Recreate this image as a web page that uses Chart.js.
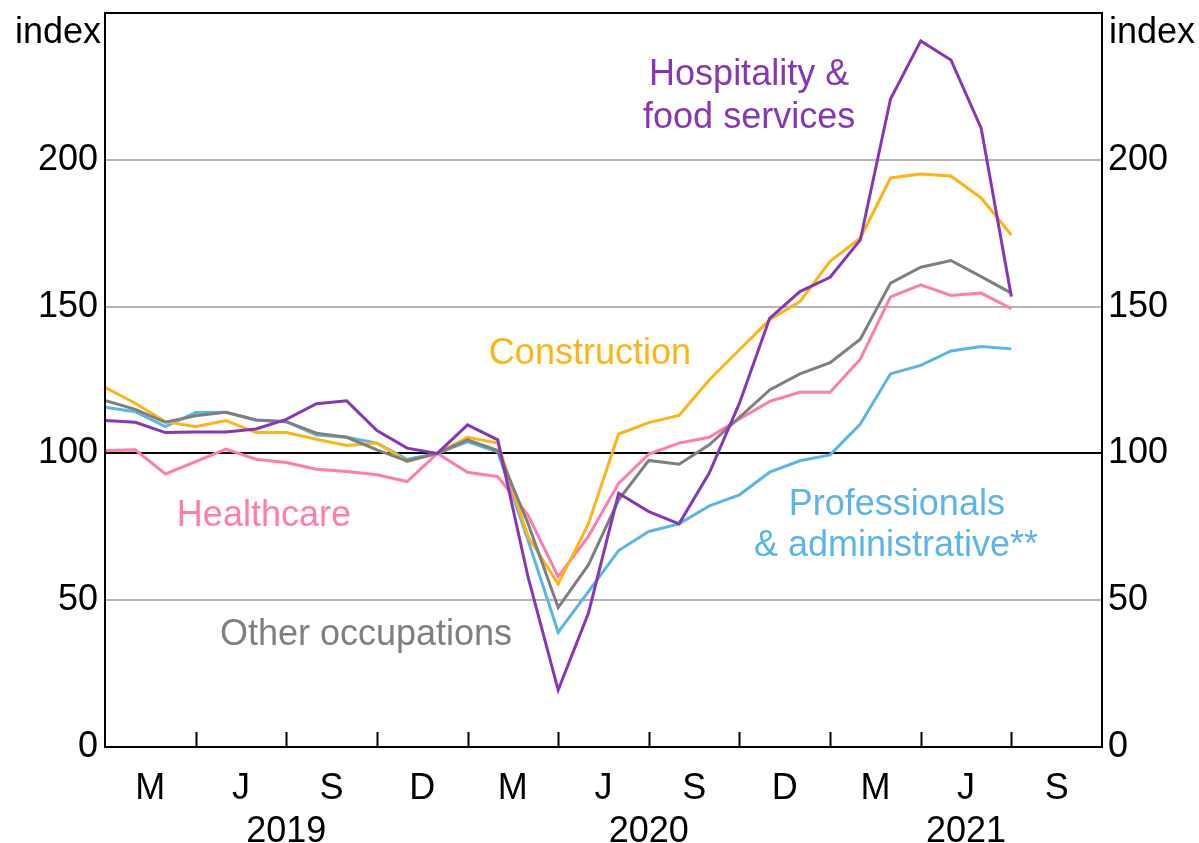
<!DOCTYPE html>
<html>
<head>
<meta charset="utf-8">
<script src="https://cdn.jsdelivr.net/npm/chart.js@4/dist/chart.umd.min.js"></script>
<style>
  html, body { margin: 0; padding: 0; background: #fff; }
  #wrap { width: 1199px; height: 843px; }
</style>
</head>
<body>
<div id="wrap"><canvas id="jobChart" width="1199" height="843"></canvas></div>
<script>
// Monthly observations, Jan 2019 to Jul 2021
const months = ['2019-01','2019-02','2019-03','2019-04','2019-05','2019-06','2019-07','2019-08','2019-09','2019-10','2019-11','2019-12',
                '2020-01','2020-02','2020-03','2020-04','2020-05','2020-06','2020-07','2020-08','2020-09','2020-10','2020-11','2020-12',
                '2021-01','2021-02','2021-03','2021-04','2021-05','2021-06','2021-07'];

const hospitality = [111.2, 110.6, 107.1, 107.3, 107.3, 108.3, 111.6, 116.9, 117.9, 107.8, 101.8, 100,
                     109.7, 104.6, 58, 19.4, 45.5, 86.4, 80.2, 76, 93.3, 117.1, 146, 155.1,
                     160, 172.7, 220.7, 240.5, 234, 210.8, 153.4];
const construction = [122.5, 117.1, 110.8, 109.1, 111.2, 107.1, 107.1, 104.8, 102.7, 103.5, 97.2, 100,
                      105.5, 103.5, 71.7, 55.5, 76, 106.6, 110.5, 112.9, 125, 135.3, 145.5, 151.7,
                      165.4, 173.3, 193.8, 195.2, 194.5, 187, 174.4];
const otherOcc = [118, 115, 110.6, 112.8, 114, 111.4, 110.8, 106.9, 105.5, 101.2, 97.4, 100,
                  104.6, 101, 76.2, 47.5, 62, 84.2, 97.6, 96.3, 102.9, 112.3, 121.6, 127.1,
                  130.9, 138.9, 158, 163.4, 165.7, 160.2, 154.6];
const professionals = [115.7, 114.2, 109.1, 113.9, 114, 111.4, 110.8, 106.3, 105.5, 103.5, 98, 100,
                       103.9, 100.5, 70.5, 39.1, 52.9, 66.9, 73.4, 76, 82.1, 85.9, 93.6, 97.5,
                       99.5, 110, 127.1, 130, 134.9, 136.4, 135.6];
const healthcare = [100.9, 101.2, 93, 97.2, 101.5, 98, 96.9, 94.6, 93.8, 92.7, 90.4, 100,
                    93.6, 92.1, 79, 58, 71.7, 89.8, 99.8, 103.5, 105.5, 111.7, 117.7, 120.8,
                    120.8, 132.1, 153.3, 157.4, 153.8, 154.6, 149.3];

// x axis: quarter letters centred in each quarter, years under them
const quarterLetters = ['M', 'J', 'S', 'D'];
const yearLabels = { 6: '2019', 18: '2020', 28.5: '2021' };
const yTicks = [0, 50, 100, 150, 200, 250];

// text labels placed in data units (x = month index, y = index value)
const seriesLabels = [
  { text: 'Hospitality &', x: 21.32, y: 225.6, color: '#8537B8' },
  { text: 'food services', x: 21.32, y: 211.0, color: '#8537B8' },
  { text: 'Construction', x: 16.05, y: 130.5, color: '#FDB515' },
  { text: 'Healthcare', x: 5.26, y: 75.3, color: '#FF7BB0' },
  { text: 'Other occupations', x: 8.64, y: 34.75, color: '#7F7F7F' },
  { text: 'Professionals', x: 26.21, y: 79.05, color: '#5BB5E6' },
  { text: '& administrative**', x: 26.18, y: 65.1, color: '#5BB5E6' }
];

const FONT = '"Liberation Sans", Arial, sans-serif';
const toPoints = arr => arr.map((v, i) => ({ x: months.indexOf(months[i]), y: v }));

const xTickValues = [];
for (let q = 0; q < 11; q++) xTickValues.push(q * 3 + 1.5);
xTickValues.push(6, 18);
xTickValues.sort((a, b) => a - b);

const noPad = scale => {
  scale.paddingTop = 0;
  scale.paddingBottom = 0;
  scale.paddingLeft = 0;
  scale.paddingRight = 0;
};

const extras = {
  id: 'extras',
  afterDraw(chart) {
    const { ctx, chartArea: a, scales } = chart;
    ctx.save();
    // frame
    ctx.strokeStyle = '#000';
    ctx.lineWidth = 2;
    ctx.strokeRect(a.left, a.top, a.right - a.left, a.bottom - a.top);
    // inward tick marks at quarter boundaries
    ctx.beginPath();
    for (let m = 3; m < 33; m += 3) {
      const px = Math.round(scales.x.getPixelForValue(m)) + 0.5;
      ctx.moveTo(px, a.bottom);
      ctx.lineTo(px, a.bottom - 15);
    }
    ctx.stroke();
    // axis unit labels
    ctx.fillStyle = '#000';
    ctx.font = '36px ' + FONT;
    ctx.textBaseline = 'alphabetic';
    ctx.textAlign = 'right';
    ctx.fillText('index', a.left - 4, 43);
    ctx.textAlign = 'left';
    ctx.fillText('index', a.right + 7, 43);
    // series labels
    ctx.textAlign = 'center';
    seriesLabels.forEach(l => {
      ctx.fillStyle = l.color;
      ctx.fillText(l.text, scales.x.getPixelForValue(l.x), scales.y.getPixelForValue(l.y));
    });
    ctx.restore();
  }
};

const ctx = document.getElementById('jobChart').getContext('2d');
const jobChart = new Chart(ctx, {
  type: 'line',
  data: {
    datasets: [
      { label: 'Hospitality & food services', data: toPoints(hospitality), borderColor: '#8537B8' },
      { label: 'Other occupations', data: toPoints(otherOcc), borderColor: '#7F7F7F' },
      { label: 'Construction', data: toPoints(construction), borderColor: '#FDB515' },
      { label: 'Healthcare', data: toPoints(healthcare), borderColor: '#FF7BB0' },
      { label: 'Professionals & administrative', data: toPoints(professionals), borderColor: '#5BB5E6' }
    ]
  },
  options: {
    responsive: false,
    animation: false,
    devicePixelRatio: 1,
    layout: { padding: { top: 13, left: 0, right: 0, bottom: 0 } },
    elements: {
      line: { borderWidth: 3, tension: 0, fill: false },
      point: { radius: 0 }
    },
    plugins: {
      legend: { display: false },
      tooltip: { enabled: false },
      title: { display: false }
    },
    scales: {
      x: {
        type: 'linear',
        min: 0,
        max: 33,
        afterBuildTicks: scale => { scale.ticks = xTickValues.map(v => ({ value: v })); },
        afterFit: scale => { scale.height = 96; noPad(scale); },
        grid: { display: false, drawTicks: false },
        border: { display: true, color: '#000', width: 2 },
        ticks: {
          autoSkip: false,
          maxRotation: 0,
          minRotation: 0,
          padding: 20,
          color: '#000',
          font: { family: FONT, size: 36 },
          callback: function (value) {
            const year = yearLabels[value];
            if (Number.isInteger(value) && value % 3 === 0) return ['', year || ''];
            const letter = quarterLetters[Math.floor(value / 3) % 4];
            return year ? [letter, year] : letter;
          }
        }
      },
      y: {
        position: 'left',
        min: 0,
        max: 250,
        afterBuildTicks: scale => { scale.ticks = yTicks.map(v => ({ value: v })); },
        afterFit: scale => { scale.width = 105; noPad(scale); },
        grid: {
          drawTicks: false,
          lineWidth: 2,
          color: c => {
            const v = c.tick ? c.tick.value : null;
            if (v === 100) return '#000';
            if (v === 0 || v === 250) return 'rgba(0,0,0,0)';
            return '#B4B4B4';
          }
        },
        border: { display: true, color: '#000', width: 2 },
        ticks: {
          padding: 7,
          color: '#000',
          font: { family: FONT, size: 36 },
          callback: v => (v === 250 ? '' : v)
        }
      },
      y2: {
        position: 'right',
        min: 0,
        max: 250,
        afterBuildTicks: scale => { scale.ticks = yTicks.map(v => ({ value: v })); },
        afterFit: scale => { scale.width = 97; noPad(scale); },
        grid: { display: false, drawTicks: false },
        border: { display: true, color: '#000', width: 2 },
        ticks: {
          padding: 6,
          color: '#000',
          font: { family: FONT, size: 36 },
          callback: v => (v === 250 ? '' : v)
        }
      }
    }
  },
  plugins: [extras]
});
</script>
</body>
</html>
* * * * *
▶ [WHAT THE TASK ASKS]:
Up to and including the line with "const yTicks = [0, 50, 100, 150, 200, 250];", copy the data above from its first line. Skip pictures.

▶ [WRITTEN RESPONSE]:
Recreate this image as a web page that uses Chart.js.
<!DOCTYPE html>
<html>
<head>
<meta charset="utf-8">
<script src="https://cdn.jsdelivr.net/npm/chart.js@4/dist/chart.umd.min.js"></script>
<style>
  html, body { margin: 0; padding: 0; background: #fff; }
  #wrap { width: 1199px; height: 843px; }
</style>
</head>
<body>
<div id="wrap"><canvas id="jobChart" width="1199" height="843"></canvas></div>
<script>
// Monthly observations, Jan 2019 to Jul 2021
const months = ['2019-01','2019-02','2019-03','2019-04','2019-05','2019-06','2019-07','2019-08','2019-09','2019-10','2019-11','2019-12',
                '2020-01','2020-02','2020-03','2020-04','2020-05','2020-06','2020-07','2020-08','2020-09','2020-10','2020-11','2020-12',
                '2021-01','2021-02','2021-03','2021-04','2021-05','2021-06','2021-07'];

const hospitality = [111.2, 110.6, 107.1, 107.3, 107.3, 108.3, 111.6, 116.9, 117.9, 107.8, 101.8, 100,
                     109.7, 104.6, 58, 19.4, 45.5, 86.4, 80.2, 76, 93.3, 117.1, 146, 155.1,
                     160, 172.7, 220.7, 240.5, 234, 210.8, 153.4];
const construction = [122.5, 117.1, 110.8, 109.1, 111.2, 107.1, 107.1, 104.8, 102.7, 103.5, 97.2, 100,
                      105.5, 103.5, 71.7, 55.5, 76, 106.6, 110.5, 112.9, 125, 135.3, 145.5, 151.7,
                      165.4, 173.3, 193.8, 195.2, 194.5, 187, 174.4];
const otherOcc = [118, 115, 110.6, 112.8, 114, 111.4, 110.8, 106.9, 105.5, 101.2, 97.4, 100,
                  104.6, 101, 76.2, 47.5, 62, 84.2, 97.6, 96.3, 102.9, 112.3, 121.6, 127.1,
                  130.9, 138.9, 158, 163.4, 165.7, 160.2, 154.6];
const professionals = [115.7, 114.2, 109.1, 113.9, 114, 111.4, 110.8, 106.3, 105.5, 103.5, 98, 100,
                       103.9, 100.5, 70.5, 39.1, 52.9, 66.9, 73.4, 76, 82.1, 85.9, 93.6, 97.5,
                       99.5, 110, 127.1, 130, 134.9, 136.4, 135.6];
const healthcare = [100.9, 101.2, 93, 97.2, 101.5, 98, 96.9, 94.6, 93.8, 92.7, 90.4, 100,
                    93.6, 92.1, 79, 58, 71.7, 89.8, 99.8, 103.5, 105.5, 111.7, 117.7, 120.8,
                    120.8, 132.1, 153.3, 157.4, 153.8, 154.6, 149.3];

// x axis: quarter letters centred in each quarter, years under them
const quarterLetters = ['M', 'J', 'S', 'D'];
const yearLabels = { 6: '2019', 18: '2020', 28.5: '2021' };
const yTicks = [0, 50, 100, 150, 200, 250];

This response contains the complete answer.